Getting Ratioed Is One of the Surest Signs Your Online Post Is Controversial
Being ratioed on social media is never ideal.
Published July 14 2025, 2:17 p.m. ET
If you've spent any length of time on social media, you're probably aware that the ultimate currency there is attention. Some people want to absorb mostly positive attention, while others are okay with being personal as long as it means that they're also the main character.
Getting ratioed on social media is an idea almost as old as social media itself, and one that is at the core of this idea of controversial attention. Here's what it means to get ratioed and why you might or might not want it to happen to you.
What does it mean to be ratioed?
Being ratioed as an idea originates on Twitter, but it can happen to you on any social media platform where there are a variety of ways to engage. The word itself refers to the ratio of likes and reposts your post gets versus the number of comments or replies it gets. Usually, a post will have more likes and reposts than replies, but getting ratioed happens when those numbers shift and people are replying to your post far more than they are liking it.
Typically, being ratioed means that the post, video, or picture you've uploaded is controversial for one reason or another, and as a result, people are spending their time scolding you for your take instead of giving you more affirmative feedback.
Perhaps one of the most sublime examples of this came in July 2025 when President Trump took to Truth Social only to get ratioed on a site that exists only for people who love him to follow him.
The ratioing occurred when Trump posted about his Attorney General, Pam Bondi, who has been under scrutiny in recent days because of her refusal to hand over information about Jeffrey Epstein.

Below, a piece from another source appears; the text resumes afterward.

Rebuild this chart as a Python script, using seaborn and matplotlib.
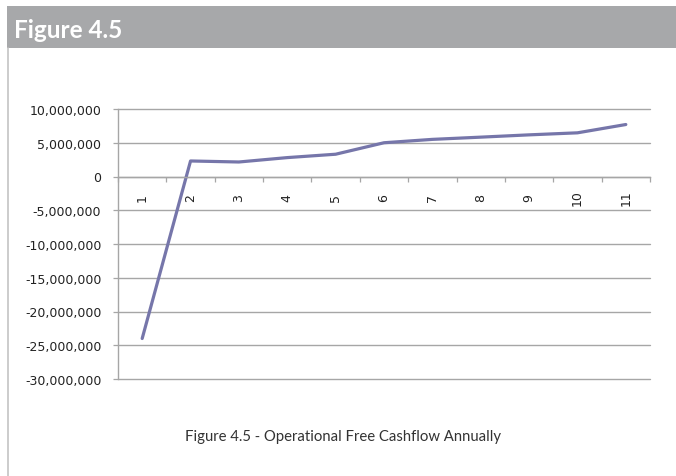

"We're on one Team, MAGA, and I don't like what's happening," he wrote. "Let's not waste Time and Energy on Jeffrey Epstein, somebody that nobody cares about."
Trump's attempt to discourage his supporters from caring about Epstein didn't make the problem go away, though, and actually led to him being ratioed on Truth Social for the very first time. The post received thousands of replies, a number that dwarfed the number of likes and "retruths" that it received, as users told the president how much they cared about this issue.
Of course, this is an issue that was stoked in part by the MAGA movement, who were convinced that there was some broader conspiracy at work related to Jeffrey Epstein's incarceration and death. We know that Trump and Epstein were once friendly, although it's unclear whether Trump is covering anything up.
What is clear, though, is that ratioing can happen to anyone when they run afoul of an online consensus. Ratioing knows no political boundaries, and even the President of the United States can get ratioed if he posts the wrong thing. Most of the time, though, getting ratioed is not fatal, but those posts do represent a moment when a user is out of step with the people who follow them.